19 January 2024

BRIC professor Janine Erler awarded Novo Nordisk Foundation Distinguished Innovator Grant

BRIC Professor Janine Erler
Professor Janine Erler is awarded DKK 5,94 million from the Novo Nordisk Foundation

Professor Janine Erler receives a DKK 5,94 million grant to support the development of a new anticancer therapy for clinical applications. Her goal is to produce RNA-based therapies targeting metastatic tumor growth.

A therapy that stops the growth of cancer that has spread through a patient’s body could potentially save the lives of many cancer patients. Professor Janine Erler’s work aims to develop a treatment for cancer patients with metastatic tumors.

Today, you can treat the original tumor, but once the cancer spreads, there are almost no treatments that can stop the growth of the metastatic tumors,” says Janine Erler. “We are designing the therapies and testing them for preclinical proof of concept to enable clinical development and commercialization,” she says.

RNA in cancer research

The Erler Group is focused on understanding what cancer cells need to spread to and grow on metastatic sites in the body. Based on these studies, they have identified the molecules that support metastatic tumor growth.

We will use RNA-based therapies to target these molecules because they are highly selective,” explains Janine Erler.

While RNA medicines are used to tackle a wide variety of human diseases, such therapies have not yet been developed for metastatic cancer.

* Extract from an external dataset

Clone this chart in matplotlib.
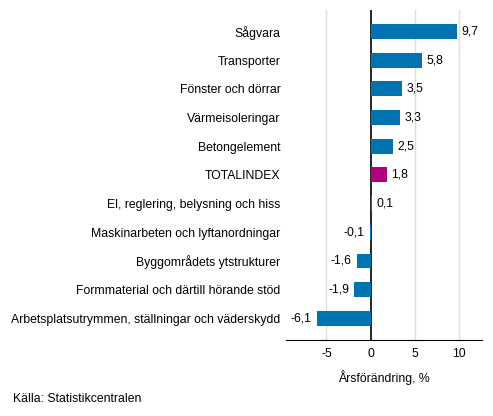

Professor Janine Erler will work together with the expert in RNA therapeutics, Professor Sakari Kauppinen from the Center for RNA Medicine at Aalborg University to develop the novel therapies.

Professor, CEO and founder

Throughout her entire academic career innovation has always been a part of her job. As a CEO and founder of multiple startups, she regards the Distinguished Innovator Grant as both an honor and recognition of her outstanding contributions to innovation.

My lifetime goal is to reduce patients’ suffering, and I have always applied myself where there is a clinical problem. So, I focused my research on metastases and how we can stop them from growing, because there is a lack of effective treatments,” says Janine Erler.